Tokenization Flashcards
What is a document?
Unit for storage and retrieval in IR systems.
IR systems store and return documents (document identifiers, links, or indices).
The actual document type is chosen by the system designer (e.g., whole books, chapters, pages).
Why is Document Type Relevant?
Scoring: Affects the scoring of terms on documents based on the total number of words.
Showing Results: The size of the document matters when returning links or IDs to users.
Metadata
Files often come with metadata indicating encoding and language.
Useful for scoring and metadata search.
HTML meta tags can provide additional information.
Words, Tokens, and Terms
Word: Delimited string of characters in the document or query.

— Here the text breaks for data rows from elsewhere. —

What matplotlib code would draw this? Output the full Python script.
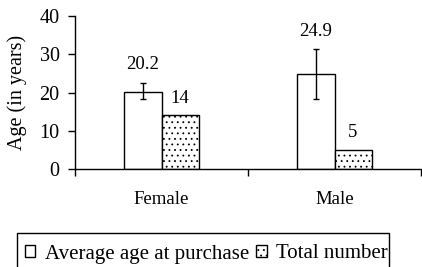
import matplotlib
matplotlib.use("Agg")
import matplotlib.pyplot as plt
from matplotlib.patches import Rectangle
import numpy as np

categories = ["Female", "Male"]
avg_age = [20.2, 24.9]
avg_err_low = [2.0, 6.6]
avg_err_high = [2.4, 6.5]
total_number = [14, 5]
yticks = [0, 10, 20, 30, 40]

plt.rcParams['font.family'] = ['Liberation Serif', 'DejaVu Serif']
plt.rcParams['hatch.linewidth'] = 0.6

fig = plt.figure(figsize=(4.22, 2.67), dpi=100)
ax = fig.add_axes([75/422, 1-169/267, 346/422, 153/267])

x = np.arange(len(categories))
w = 0.214
b1 = ax.bar(x - w/2, avg_age, w, color='white', edgecolor='black', linewidth=1.0,
            label='Average age at purchase')
ax.errorbar(x - w/2, avg_age, yerr=[avg_err_low, avg_err_high], fmt='none',
            ecolor='black', elinewidth=1.0, capsize=2.5, capthick=1.0)
b2 = ax.bar(x + w/2, total_number, w, color='white', edgecolor='black', linewidth=1.0,
            hatch='...', label='Total number')

fs = 13.5
for i, v in enumerate(avg_age):
    ax.text(x[i] - w/2, v + avg_err_high[i] + 2.4, f"{v}", ha='center', va='bottom', fontsize=fs)
for i, v in enumerate(total_number):
    ax.text(x[i] + w/2, v + 2.2, f"{v}", ha='center', va='bottom', fontsize=fs)

ax.set_xlim(-0.5, 1.5)
ax.set_ylim(0, 40)
ax.set_yticks(yticks)
ax.set_yticklabels([str(t) for t in yticks], fontsize=14.5)
ax.set_xticks([-0.5, 0.5, 1.5])
ax.set_xticklabels([])
ax.set_xticks(x, minor=True)
ax.set_xticklabels(categories, minor=True, fontsize=fs)
ax.tick_params(axis='x', which='minor', length=0, pad=16)
ax.tick_params(axis='both', which='major', length=5, width=1, direction='out', pad=6)
ax.set_ylabel("Age (in years)", fontsize=14.5, labelpad=9)
for s in ['top', 'right']:
    ax.spines[s].set_visible(False)
for s in ['left', 'bottom']:
    ax.spines[s].set_linewidth(1.0)

leg = fig.legend(handles=[b1, b2], loc='center left', bbox_to_anchor=(25/422, 1-254/267),
                 ncol=2, frameon=False, fontsize=15,
                 handlelength=0.5, handleheight=0.5, handletextpad=0.45, columnspacing=0.35,
                 borderpad=0, borderaxespad=0)
fig.add_artist(Rectangle((17/422, -0.2), 372/422, 0.2 + 1 - 233/267,
                         transform=fig.transFigure, fill=False, edgecolor='black',
                         linewidth=1.0, clip_on=False))

fig.savefig("out.png", dpi=100)
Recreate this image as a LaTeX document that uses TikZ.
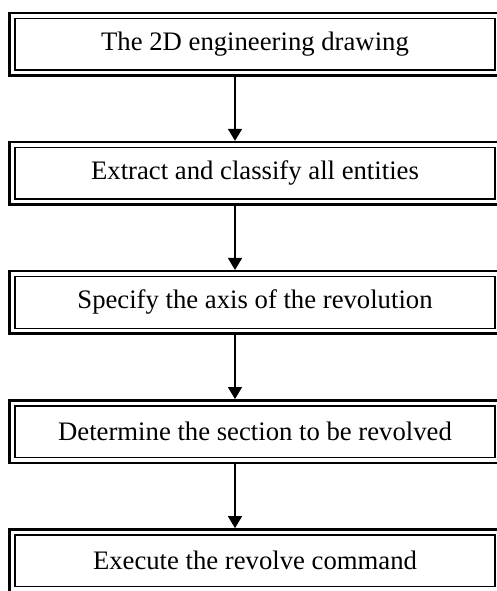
\documentclass[tikz,border=0pt]{standalone}
\usepackage{fontspec}
\setmainfont{Liberation Serif}
\usetikzlibrary{arrows.meta}
\begin{document}
\begin{tikzpicture}[x=1pt,y=-1pt,
  outerbox/.style={draw,line width=2.5pt,minimum width=491pt,minimum height=62.5pt,inner sep=0pt},
  innerbox/.style={draw,line width=1.4pt,minimum width=480pt,minimum height=51.5pt,inner sep=0pt,
    font=\fontsize{26.7}{32}\selectfont},
  arr/.style={line width=1.5pt,-{Triangle[width=14pt,length=12pt]}}]
\useasboundingbox (0,0) rectangle (497,591);
\foreach \n/\y/\t in {1/44.25/The 2D engineering drawing,
                      2/173.35/Extract and classify all entities,
                      3/302.45/Specify the axis of the revolution,
                      4/431.55/Determine the section to be revolved,
                      5/560.65/Execute the revolve command}{
  \node[outerbox] (b\n) at (255,\y) {};
  \node[innerbox] (b\n i) at (b\n.center) {\t};
}
\foreach \a/\b in {1/2,2/3,3/4,4/5}{
  \draw[arr] ([xshift=-20pt]b\a.south) -- ([xshift=-20pt]b\b.north);
}
\end{tikzpicture}
\end{document}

Term: Unique normalized word, forming an equivalence class of words.
Tokenizer: Tool normalizing words into terms.
Token: Instance of a term in the document or query.
Finding Words
Words defined in linguistics as indivisible sets of speech sounds.
Compound words may be open, closed, or hyphenated.
Diacritics may be kept or removed based on user behavior.
ex. “Search engine” is an open compound word, while “airport” is a closed compound word.
Normalization
Process of transforming text into a canonical form.
Includes case folding, diacritic removal, contraction substitution, acronym expansion, and abbreviation expansion.
Applied to both documents and queries.
Lemmatization and Stemming
Lemmatization: Reducing a word to its dictionary headword form.
Stemming: Removing suffixes to achieve similar effects.
Both increase recall.
Porter Stemmer
Well-known stemmer with five steps, each with rules.
Example rule (Step 1a): dealing with plurals.
Applied in sequence.
Lemmatization vs. Stemming
Lemmatization: Reverses inflection, always produces a word, requires linguistic knowledge.
Stemming: Fast, crude, does not distinguish inflection from derivation.
When Stemming Can Help/Hurt
Help: Better for shorter words with shorter suffixes, single-step applications.
Hurt: Bad for ambiguous lemmas or words with many corner cases.
Content Words and Function Words
Content Words: Have semantic content, contribute to sentence meaning.
Function Words: Have little substantive meaning, denote grammatical relationships.
Stopwords are common function words.
Stopwords
Early IR systems had lists of stopwords to save disk space.
Today, stopwords are stored as they can be useful in phrase queries.
Stopwords are mostly function words.
Normalization vs. Tokenization
Normalization: Standardizes text representation for consistency.
Tokenization: Breaks text into meaningful units (tokens) for analysis.
Normalization ensures consistency, while tokenization segments text into meaningful units.